▶ [Exercise requirements] Below are the records; give again exactly the lines from the one containing "Clone this chart in seaborn and matplotlib." through the one containing "green_lbl_y = [61.1, 72.4, 44.8, 50.7]", leaving out pictures.
***
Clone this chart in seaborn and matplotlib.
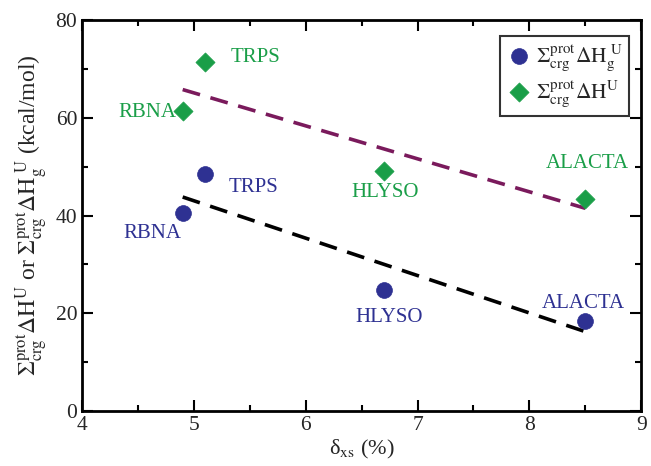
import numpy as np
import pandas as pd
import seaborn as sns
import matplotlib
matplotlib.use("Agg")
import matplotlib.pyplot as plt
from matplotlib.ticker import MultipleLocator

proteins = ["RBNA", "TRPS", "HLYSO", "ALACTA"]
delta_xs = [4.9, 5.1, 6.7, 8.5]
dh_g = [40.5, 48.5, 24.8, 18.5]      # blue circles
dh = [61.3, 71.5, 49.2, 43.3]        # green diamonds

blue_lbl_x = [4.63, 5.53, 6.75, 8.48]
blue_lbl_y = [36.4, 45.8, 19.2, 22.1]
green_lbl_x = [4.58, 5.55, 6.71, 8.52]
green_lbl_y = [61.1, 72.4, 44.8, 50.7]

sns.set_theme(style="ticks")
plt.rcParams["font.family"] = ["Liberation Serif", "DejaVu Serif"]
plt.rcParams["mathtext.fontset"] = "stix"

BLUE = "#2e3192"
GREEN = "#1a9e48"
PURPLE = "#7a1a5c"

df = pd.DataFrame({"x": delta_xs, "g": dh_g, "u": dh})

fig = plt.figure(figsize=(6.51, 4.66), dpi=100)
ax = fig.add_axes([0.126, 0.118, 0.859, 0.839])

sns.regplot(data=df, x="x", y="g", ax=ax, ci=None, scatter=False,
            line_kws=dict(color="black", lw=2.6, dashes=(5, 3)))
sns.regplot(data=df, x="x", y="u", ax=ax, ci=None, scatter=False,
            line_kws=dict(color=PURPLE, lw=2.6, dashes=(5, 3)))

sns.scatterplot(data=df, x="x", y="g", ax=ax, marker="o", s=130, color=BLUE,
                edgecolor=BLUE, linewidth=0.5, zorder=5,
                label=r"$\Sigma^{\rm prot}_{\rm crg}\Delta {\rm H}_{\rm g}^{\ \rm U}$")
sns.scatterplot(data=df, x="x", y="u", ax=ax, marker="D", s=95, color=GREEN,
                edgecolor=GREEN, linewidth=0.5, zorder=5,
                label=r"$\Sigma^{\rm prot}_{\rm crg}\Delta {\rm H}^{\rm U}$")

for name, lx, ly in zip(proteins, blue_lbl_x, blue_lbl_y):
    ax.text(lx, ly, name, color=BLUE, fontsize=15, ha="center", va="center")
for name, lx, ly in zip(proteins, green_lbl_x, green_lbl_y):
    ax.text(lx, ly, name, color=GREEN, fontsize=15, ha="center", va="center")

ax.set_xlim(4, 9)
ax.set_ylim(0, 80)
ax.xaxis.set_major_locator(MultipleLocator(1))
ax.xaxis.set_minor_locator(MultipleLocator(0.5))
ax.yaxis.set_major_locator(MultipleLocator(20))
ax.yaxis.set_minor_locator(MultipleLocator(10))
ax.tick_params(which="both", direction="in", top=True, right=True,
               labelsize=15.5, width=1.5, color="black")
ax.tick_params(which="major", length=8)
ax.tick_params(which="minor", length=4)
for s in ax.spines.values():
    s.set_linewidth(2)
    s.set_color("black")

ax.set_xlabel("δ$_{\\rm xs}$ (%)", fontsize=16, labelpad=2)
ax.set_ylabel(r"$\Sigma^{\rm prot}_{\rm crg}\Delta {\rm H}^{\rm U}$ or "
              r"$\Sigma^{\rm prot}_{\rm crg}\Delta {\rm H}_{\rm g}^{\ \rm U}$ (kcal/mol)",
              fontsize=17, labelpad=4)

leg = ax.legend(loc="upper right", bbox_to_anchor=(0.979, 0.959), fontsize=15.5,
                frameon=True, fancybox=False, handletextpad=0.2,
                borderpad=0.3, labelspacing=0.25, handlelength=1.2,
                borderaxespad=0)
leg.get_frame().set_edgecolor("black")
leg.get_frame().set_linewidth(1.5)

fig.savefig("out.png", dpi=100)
***
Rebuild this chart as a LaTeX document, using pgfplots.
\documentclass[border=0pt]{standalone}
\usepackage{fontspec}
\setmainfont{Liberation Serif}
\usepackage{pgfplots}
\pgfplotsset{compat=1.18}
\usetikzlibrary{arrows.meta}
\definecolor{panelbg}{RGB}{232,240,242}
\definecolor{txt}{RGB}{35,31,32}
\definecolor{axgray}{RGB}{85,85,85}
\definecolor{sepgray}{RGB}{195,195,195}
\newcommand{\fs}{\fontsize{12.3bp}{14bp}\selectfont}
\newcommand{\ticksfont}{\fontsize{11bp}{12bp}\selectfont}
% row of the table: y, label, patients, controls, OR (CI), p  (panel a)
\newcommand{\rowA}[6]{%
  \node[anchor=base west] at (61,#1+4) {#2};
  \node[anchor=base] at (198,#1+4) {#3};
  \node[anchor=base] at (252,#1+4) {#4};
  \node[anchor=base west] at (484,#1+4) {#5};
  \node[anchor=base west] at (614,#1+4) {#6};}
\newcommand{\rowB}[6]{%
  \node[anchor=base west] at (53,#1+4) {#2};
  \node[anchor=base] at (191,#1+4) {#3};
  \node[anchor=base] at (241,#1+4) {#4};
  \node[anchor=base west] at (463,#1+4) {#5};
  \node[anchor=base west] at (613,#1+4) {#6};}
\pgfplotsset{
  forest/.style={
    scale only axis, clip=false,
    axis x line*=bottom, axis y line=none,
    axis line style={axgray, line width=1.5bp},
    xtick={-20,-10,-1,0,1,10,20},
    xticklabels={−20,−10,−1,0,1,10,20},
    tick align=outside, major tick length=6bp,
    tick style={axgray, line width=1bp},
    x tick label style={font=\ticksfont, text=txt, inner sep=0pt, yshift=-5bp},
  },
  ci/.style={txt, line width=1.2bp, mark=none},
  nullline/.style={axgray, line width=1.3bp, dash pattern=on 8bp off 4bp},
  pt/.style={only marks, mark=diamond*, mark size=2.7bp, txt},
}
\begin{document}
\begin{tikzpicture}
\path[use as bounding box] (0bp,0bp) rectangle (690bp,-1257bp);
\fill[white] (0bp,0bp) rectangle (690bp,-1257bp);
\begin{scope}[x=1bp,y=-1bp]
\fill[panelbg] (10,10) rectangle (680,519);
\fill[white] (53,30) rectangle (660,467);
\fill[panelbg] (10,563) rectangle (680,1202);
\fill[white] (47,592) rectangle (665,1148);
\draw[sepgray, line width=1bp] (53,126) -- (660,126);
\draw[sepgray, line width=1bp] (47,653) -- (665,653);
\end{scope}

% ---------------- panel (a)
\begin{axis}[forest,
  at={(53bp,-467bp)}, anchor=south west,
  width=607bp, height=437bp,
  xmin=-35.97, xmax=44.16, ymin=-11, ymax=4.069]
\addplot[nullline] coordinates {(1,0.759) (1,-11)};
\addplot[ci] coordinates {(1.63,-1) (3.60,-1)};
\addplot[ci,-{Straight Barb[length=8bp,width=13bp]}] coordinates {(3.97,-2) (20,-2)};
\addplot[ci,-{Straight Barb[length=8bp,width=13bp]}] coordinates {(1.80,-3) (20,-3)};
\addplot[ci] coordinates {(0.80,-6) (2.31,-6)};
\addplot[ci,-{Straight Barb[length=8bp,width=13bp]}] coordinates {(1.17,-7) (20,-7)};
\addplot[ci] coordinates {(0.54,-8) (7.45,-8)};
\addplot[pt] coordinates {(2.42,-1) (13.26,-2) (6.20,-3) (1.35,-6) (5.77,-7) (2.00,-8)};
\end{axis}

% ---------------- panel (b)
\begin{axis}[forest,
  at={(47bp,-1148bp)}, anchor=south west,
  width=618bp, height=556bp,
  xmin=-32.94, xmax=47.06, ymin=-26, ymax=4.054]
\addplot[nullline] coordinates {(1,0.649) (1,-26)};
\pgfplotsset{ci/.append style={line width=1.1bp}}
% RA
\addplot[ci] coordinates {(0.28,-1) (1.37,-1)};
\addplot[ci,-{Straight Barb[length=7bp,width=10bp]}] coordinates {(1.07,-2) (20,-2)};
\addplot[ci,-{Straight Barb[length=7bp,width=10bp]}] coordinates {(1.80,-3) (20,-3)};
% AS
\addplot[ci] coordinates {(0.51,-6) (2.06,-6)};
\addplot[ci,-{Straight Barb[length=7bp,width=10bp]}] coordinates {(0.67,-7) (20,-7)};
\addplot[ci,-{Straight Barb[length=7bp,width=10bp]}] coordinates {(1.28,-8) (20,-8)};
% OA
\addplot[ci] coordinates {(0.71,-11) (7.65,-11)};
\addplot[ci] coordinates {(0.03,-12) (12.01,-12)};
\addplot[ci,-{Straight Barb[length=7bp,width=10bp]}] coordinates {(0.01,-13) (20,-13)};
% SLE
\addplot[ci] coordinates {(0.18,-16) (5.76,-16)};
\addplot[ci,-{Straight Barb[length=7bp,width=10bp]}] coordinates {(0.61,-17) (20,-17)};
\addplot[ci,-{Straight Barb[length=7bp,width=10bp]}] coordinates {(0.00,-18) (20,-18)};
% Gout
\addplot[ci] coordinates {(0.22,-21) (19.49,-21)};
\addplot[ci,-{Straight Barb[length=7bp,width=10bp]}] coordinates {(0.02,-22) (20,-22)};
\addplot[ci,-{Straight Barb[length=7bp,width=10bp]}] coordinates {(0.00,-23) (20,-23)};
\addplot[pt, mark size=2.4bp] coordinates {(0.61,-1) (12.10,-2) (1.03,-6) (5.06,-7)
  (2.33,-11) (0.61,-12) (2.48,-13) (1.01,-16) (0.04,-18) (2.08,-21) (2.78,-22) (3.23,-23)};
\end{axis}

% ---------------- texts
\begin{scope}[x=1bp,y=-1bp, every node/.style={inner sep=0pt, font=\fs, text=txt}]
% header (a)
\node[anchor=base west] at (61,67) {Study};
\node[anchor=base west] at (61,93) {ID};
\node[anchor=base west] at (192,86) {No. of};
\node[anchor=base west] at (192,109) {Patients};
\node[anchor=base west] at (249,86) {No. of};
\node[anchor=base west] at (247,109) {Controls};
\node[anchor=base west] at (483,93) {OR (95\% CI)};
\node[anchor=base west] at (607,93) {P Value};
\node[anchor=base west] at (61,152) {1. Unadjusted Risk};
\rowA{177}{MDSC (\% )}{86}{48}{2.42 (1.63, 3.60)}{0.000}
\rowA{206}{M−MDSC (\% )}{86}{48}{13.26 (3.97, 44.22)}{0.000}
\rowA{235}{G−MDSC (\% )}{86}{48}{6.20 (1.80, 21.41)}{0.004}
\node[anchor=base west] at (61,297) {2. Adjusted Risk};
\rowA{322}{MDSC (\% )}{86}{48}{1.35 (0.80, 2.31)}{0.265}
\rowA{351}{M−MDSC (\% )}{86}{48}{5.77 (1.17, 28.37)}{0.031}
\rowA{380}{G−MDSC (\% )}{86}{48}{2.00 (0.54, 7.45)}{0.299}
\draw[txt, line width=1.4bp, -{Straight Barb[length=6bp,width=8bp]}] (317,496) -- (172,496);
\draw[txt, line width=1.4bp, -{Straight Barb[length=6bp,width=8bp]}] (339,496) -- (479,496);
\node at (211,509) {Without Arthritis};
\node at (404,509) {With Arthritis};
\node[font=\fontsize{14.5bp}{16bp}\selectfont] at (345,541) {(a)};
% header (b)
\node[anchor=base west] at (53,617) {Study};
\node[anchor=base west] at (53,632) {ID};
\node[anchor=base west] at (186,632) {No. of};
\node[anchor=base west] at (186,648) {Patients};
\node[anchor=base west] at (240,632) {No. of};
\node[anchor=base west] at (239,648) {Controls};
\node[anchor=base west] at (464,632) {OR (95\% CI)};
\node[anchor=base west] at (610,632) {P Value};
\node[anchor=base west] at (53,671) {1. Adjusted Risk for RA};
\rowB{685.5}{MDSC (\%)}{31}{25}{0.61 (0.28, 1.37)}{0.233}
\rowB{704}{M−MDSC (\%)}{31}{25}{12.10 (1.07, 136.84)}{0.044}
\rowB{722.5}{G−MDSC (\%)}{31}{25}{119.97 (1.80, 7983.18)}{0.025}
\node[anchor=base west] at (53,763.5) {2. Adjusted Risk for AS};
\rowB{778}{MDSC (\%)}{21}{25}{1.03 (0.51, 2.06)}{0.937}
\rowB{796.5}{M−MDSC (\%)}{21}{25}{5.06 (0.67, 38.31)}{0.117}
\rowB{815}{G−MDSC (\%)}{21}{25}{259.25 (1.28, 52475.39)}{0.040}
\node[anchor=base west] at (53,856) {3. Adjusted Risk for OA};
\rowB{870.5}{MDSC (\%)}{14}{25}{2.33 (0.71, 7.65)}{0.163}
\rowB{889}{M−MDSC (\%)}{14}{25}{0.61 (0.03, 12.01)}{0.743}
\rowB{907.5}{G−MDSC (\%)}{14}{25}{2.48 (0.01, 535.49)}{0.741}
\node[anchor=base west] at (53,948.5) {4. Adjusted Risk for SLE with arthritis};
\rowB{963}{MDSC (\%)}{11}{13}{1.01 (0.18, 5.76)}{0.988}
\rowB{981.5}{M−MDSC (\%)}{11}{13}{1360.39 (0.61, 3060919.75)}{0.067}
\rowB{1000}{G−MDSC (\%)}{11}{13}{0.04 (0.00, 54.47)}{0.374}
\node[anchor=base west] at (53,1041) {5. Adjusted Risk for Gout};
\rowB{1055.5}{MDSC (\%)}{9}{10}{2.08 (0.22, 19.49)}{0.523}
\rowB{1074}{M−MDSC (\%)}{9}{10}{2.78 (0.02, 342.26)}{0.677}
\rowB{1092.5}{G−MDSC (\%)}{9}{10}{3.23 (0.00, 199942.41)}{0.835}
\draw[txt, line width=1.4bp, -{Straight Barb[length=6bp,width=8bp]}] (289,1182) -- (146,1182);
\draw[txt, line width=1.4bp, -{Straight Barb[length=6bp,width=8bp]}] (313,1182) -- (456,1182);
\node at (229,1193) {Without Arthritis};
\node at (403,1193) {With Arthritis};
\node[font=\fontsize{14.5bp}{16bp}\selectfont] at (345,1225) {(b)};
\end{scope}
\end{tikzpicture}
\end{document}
***
▶ [Worked answer]
Clone this chart in seaborn and matplotlib.
import numpy as np
import pandas as pd
import seaborn as sns
import matplotlib
matplotlib.use("Agg")
import matplotlib.pyplot as plt
from matplotlib.ticker import MultipleLocator

proteins = ["RBNA", "TRPS", "HLYSO", "ALACTA"]
delta_xs = [4.9, 5.1, 6.7, 8.5]
dh_g = [40.5, 48.5, 24.8, 18.5]      # blue circles
dh = [61.3, 71.5, 49.2, 43.3]        # green diamonds

blue_lbl_x = [4.63, 5.53, 6.75, 8.48]
blue_lbl_y = [36.4, 45.8, 19.2, 22.1]
green_lbl_x = [4.58, 5.55, 6.71, 8.52]
green_lbl_y = [61.1, 72.4, 44.8, 50.7]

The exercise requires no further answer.